Rebecca Richardson, a Melbourne mother of two teenagers, knows exactly what she means. She never reached Clijsters’ heights, but has been her local tennis club champion many times and played at state and national level. In other words, she’s a lot like most tennis mums.
Richardson says enforced rest during a difficult first pregnancy “totally drove me nuts because I missed the sanity of hitting a tennis ball. I hit against a wall when I can’t hit against people … It’s the rhythm of hitting the ball. Having control of something while I had no control over the baby.”
After giving birth to a boy, Cameron, she was like Cawley when she returned to a court. “I threw myself way too far into it. That’s what friends said to me as well. Why? Because the kid wouldn’t sleep through the night and it was all my fault. I threw myself back into tennis and sport generally. Running. Training. The things I could control: I threw myself into them when Cam actually had a sleep. I worked harder than I did pre-baby.”

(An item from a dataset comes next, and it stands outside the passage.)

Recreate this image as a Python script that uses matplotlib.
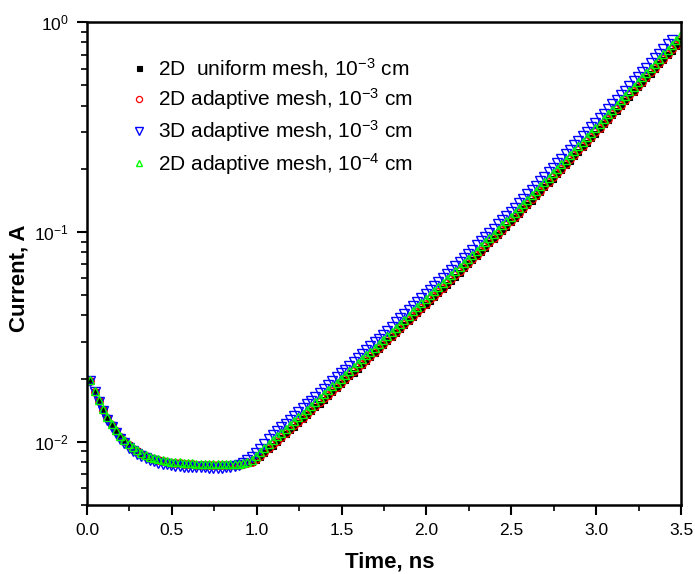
import numpy as np
import matplotlib
matplotlib.use("Agg")
import matplotlib.pyplot as plt
from matplotlib.ticker import LogLocator, MultipleLocator, NullFormatter, FormatStrFormatter

# =========================
# 설정
# =========================
plt.rcParams["font.family"] = ["Liberation Sans", "DejaVu Sans"]
plt.rcParams["mathtext.default"] = "regular"

# time grid (ns), 0.025 ns step starting at 0.02
time_ns = np.round(0.02 + 0.025 * np.arange(140), 3)

# log10(current, A)
uniform_2d = [
    -1.711, -1.761, -1.807, -1.849, -1.887, -1.920, -1.949, -1.975, -1.997, -2.016,
    -2.032, -2.046, -2.057, -2.067, -2.075, -2.081, -2.087, -2.092, -2.096, -2.099,
    -2.101, -2.103, -2.106, -2.107, -2.108, -2.109, -2.110, -2.110, -2.111, -2.111,
    -2.111, -2.112, -2.112, -2.112, -2.111, -2.110, -2.107, -2.102, -2.097, -2.086,
    -2.071, -2.054, -2.036, -2.018, -2.000, -1.982, -1.964, -1.946, -1.928, -1.910,
    -1.892, -1.873, -1.855, -1.836, -1.818, -1.799, -1.781, -1.762, -1.744, -1.725,
    -1.707, -1.688, -1.670, -1.651, -1.633, -1.614, -1.596, -1.577, -1.559, -1.540,
    -1.521, -1.502, -1.482, -1.463, -1.444, -1.425, -1.405, -1.386, -1.367, -1.348,
    -1.328, -1.309, -1.290, -1.271, -1.251, -1.232, -1.213, -1.194, -1.174, -1.155,
    -1.135, -1.115, -1.095, -1.075, -1.055, -1.035, -1.015, -0.995, -0.975, -0.955,
    -0.935, -0.914, -0.893, -0.872, -0.851, -0.830, -0.809, -0.788, -0.767, -0.746,
    -0.725, -0.704, -0.682, -0.661, -0.639, -0.618, -0.596, -0.575, -0.553, -0.532,
    -0.510, -0.488, -0.466, -0.444, -0.422, -0.400, -0.378, -0.356, -0.334, -0.312,
    -0.290, -0.268, -0.246, -0.224, -0.202, -0.180, -0.158, -0.136, -0.114, -0.092,
]
adaptive_2d = [
    -1.711, -1.761, -1.807, -1.849, -1.887, -1.920, -1.949, -1.975, -1.997, -2.016,
    -2.032, -2.046, -2.057, -2.067, -2.075, -2.081, -2.087, -2.092, -2.096, -2.099,
    -2.101, -2.103, -2.106, -2.107, -2.108, -2.109, -2.110, -2.110, -2.111, -2.111,
    -2.111, -2.112, -2.112, -2.112, -2.111, -2.110, -2.107, -2.102, -2.095, -2.082,
    -2.066, -2.048, -2.030, -2.012, -1.994, -1.976, -1.958, -1.940, -1.922, -1.904,
    -1.886, -1.867, -1.849, -1.830, -1.812, -1.793, -1.775, -1.756, -1.738, -1.719,
    -1.701, -1.682, -1.664, -1.645, -1.627, -1.608, -1.590, -1.571, -1.553, -1.534,
    -1.515, -1.496, -1.476, -1.457, -1.438, -1.419, -1.399, -1.380, -1.361, -1.342,
    -1.322, -1.303, -1.284, -1.265, -1.245, -1.226, -1.207, -1.188, -1.168, -1.149,
    -1.129, -1.109, -1.089, -1.069, -1.049, -1.029, -1.009, -0.989, -0.969, -0.949,
    -0.929, -0.908, -0.887, -0.866, -0.845, -0.824, -0.803, -0.782, -0.761, -0.740,
    -0.719, -0.698, -0.676, -0.655, -0.633, -0.612, -0.590, -0.569, -0.547, -0.526,
    -0.504, -0.482, -0.460, -0.438, -0.416, -0.394, -0.372, -0.350, -0.328, -0.306,
    -0.284, -0.262, -0.240, -0.218, -0.196, -0.174, -0.152, -0.130, -0.108, -0.086,
]
adaptive_3d = [
    -1.711, -1.763, -1.811, -1.855, -1.895, -1.929, -1.959, -1.986, -2.008, -2.028,
    -2.044, -2.058, -2.069, -2.079, -2.087, -2.093, -2.099, -2.104, -2.108, -2.111,
    -2.113, -2.115, -2.118, -2.119, -2.120, -2.121, -2.122, -2.122, -2.123, -2.123,
    -2.123, -2.123, -2.122, -2.120, -2.117, -2.112, -2.102, -2.089, -2.072, -2.053,
    -2.032, -2.010, -1.988, -1.967, -1.949, -1.931, -1.913, -1.895, -1.877, -1.859,
    -1.841, -1.822, -1.804, -1.785, -1.767, -1.748, -1.730, -1.711, -1.693, -1.674,
    -1.656, -1.637, -1.619, -1.600, -1.582, -1.563, -1.545, -1.526, -1.508, -1.489,
    -1.470, -1.451, -1.431, -1.412, -1.393, -1.374, -1.354, -1.335, -1.316, -1.297,
    -1.277, -1.258, -1.239, -1.220, -1.200, -1.181, -1.162, -1.143, -1.123, -1.104,
    -1.084, -1.064, -1.044, -1.024, -1.004, -0.984, -0.964, -0.944, -0.924, -0.904,
    -0.884, -0.863, -0.842, -0.821, -0.800, -0.779, -0.758, -0.737, -0.716, -0.695,
    -0.674, -0.653, -0.631, -0.610, -0.588, -0.567, -0.545, -0.524, -0.502, -0.481,
    -0.459, -0.437, -0.415, -0.393, -0.371, -0.349, -0.327, -0.305, -0.283, -0.261,
    -0.239, -0.217, -0.195, -0.173, -0.151, -0.129, -0.107, -0.085,
]
adaptive_2d_fine = [
    -1.706, -1.756, -1.802, -1.844, -1.882, -1.915, -1.944, -1.970, -1.992, -2.011,
    -2.027, -2.041, -2.052, -2.062, -2.070, -2.076, -2.082, -2.087, -2.091, -2.094,
    -2.096, -2.098, -2.101, -2.102, -2.103, -2.104, -2.105, -2.105, -2.106, -2.106,
    -2.106, -2.107, -2.107, -2.107, -2.106, -2.104, -2.100, -2.094, -2.085, -2.069,
    -2.050, -2.030, -2.010, -1.992, -1.974, -1.956, -1.938, -1.920, -1.902, -1.884,
    -1.866, -1.847, -1.829, -1.810, -1.792, -1.773, -1.755, -1.736, -1.718, -1.699,
    -1.681, -1.662, -1.644, -1.625, -1.607, -1.588, -1.570, -1.551, -1.533, -1.514,
    -1.495, -1.476, -1.456, -1.437, -1.418, -1.399, -1.379, -1.360, -1.341, -1.322,
    -1.302, -1.283, -1.264, -1.245, -1.225, -1.206, -1.187, -1.168, -1.148, -1.129,
    -1.109, -1.089, -1.069, -1.049, -1.029, -1.009, -0.989, -0.969, -0.949, -0.929,
    -0.909, -0.888, -0.867, -0.846, -0.825, -0.804, -0.783, -0.762, -0.741, -0.720,
    -0.699, -0.678, -0.656, -0.635, -0.613, -0.592, -0.570, -0.549, -0.527, -0.506,
    -0.484, -0.462, -0.440, -0.418, -0.396, -0.374, -0.352, -0.330, -0.308, -0.286,
    -0.264, -0.242, -0.220, -0.198, -0.176, -0.154, -0.132, -0.110, -0.088, -0.066,
]

labels = [
    "2D  uniform mesh, $10^{-3}$ cm",
    "2D adaptive mesh, $10^{-3}$ cm",
    "3D adaptive mesh, $10^{-3}$ cm",
    "2D adaptive mesh, $10^{-4}$ cm",
]

# =========================
# 그림
# =========================
fig = plt.figure(figsize=(6.95, 5.74), dpi=100)
ax = fig.add_axes([0.1252, 0.1202, 0.8548, 0.8415])

series = [
    (uniform_2d, dict(marker="s", ms=4.5, mfc="black", mec="black", mew=0.8)),
    (adaptive_2d, dict(marker="o", ms=5.5, mfc="none", mec="red", mew=0.9)),
    (adaptive_3d, dict(marker="v", ms=7, mfc="none", mec="blue", mew=1.0)),
    (adaptive_2d_fine, dict(marker="^", ms=6, mfc="none", mec="#00ff00", mew=1.0)),
]
for (vals, style), lab in zip(series, labels):
    cur = 10 ** np.array(vals)
    ax.plot(time_ns[:len(cur)], cur, ls="none", label=lab, **style)

ax.set_yscale("log")
ax.set_xlim(0, 3.5)
ax.set_ylim(5e-3, 1)

ax.xaxis.set_major_locator(MultipleLocator(0.5))
ax.xaxis.set_minor_locator(MultipleLocator(0.25))
ax.xaxis.set_major_formatter(FormatStrFormatter("%.1f"))
ax.yaxis.set_major_locator(LogLocator(base=10, numticks=10))
ax.yaxis.set_minor_locator(LogLocator(base=10, subs=np.arange(2, 10), numticks=20))
ax.yaxis.set_minor_formatter(NullFormatter())

ax.tick_params(which="major", direction="out", length=7, width=1.5, labelsize=12.5,
               top=False, right=False, pad=6)
ax.tick_params(which="minor", direction="out", length=4, width=1.2,
               top=False, right=False)
for sp in ax.spines.values():
    sp.set_linewidth(1.8)

ax.set_xlabel("Time, ns", fontsize=16, fontweight="bold")
ax.set_ylabel("Current, A", fontsize=16, fontweight="bold")
ax.xaxis.set_label_coords(0.51, -0.097)
ax.yaxis.set_label_coords(-0.096, 0.47)

leg = ax.legend(loc="upper left", bbox_to_anchor=(0.035, 0.968), frameon=False,
                fontsize=15, handletextpad=0.3, labelspacing=0.3,
                handlelength=1.2, markerscale=0.8)

plt.savefig("out.png", dpi=100)
plt.close()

Time, she recalls, became more precious as a mum. Top-tier mothers will also experience this. “You have freedom because when you’re playing that’s what you’re focusing on. Before, it seemed like you had all the time you wanted. Afterwards, you cherish any time on the court.”
And there’s perspective. Break-points or dodgy line-calls aren’t as earth-shaking any more, Richardson says. “Plus you get more pleasure out of being on the court because you’re choosing to be on the court. You have a thousand other things to do, but you’re choosing to be on the court.”
Her advice to tennis mums pondering comebacks? (Are you listening, Ash?) “Have the child. And enjoy the whole process of being a parent. Then get back on the court if you want to. You’ve got to want it more than anything. Those women who do must want it – and I admire them.”
As we should all remember and admire Dorothea Lambert Chambers, who ended up contesting 11 Wimbledon singles finals – with, coincidentally, the same win-loss record as Serena Williams. Chambers’ last one was in 1920, when she again lost to Lenglen. At 41, she was the oldest female finalist. Still is. More good news for mums: she died in 1960 at the ripe old age of 81.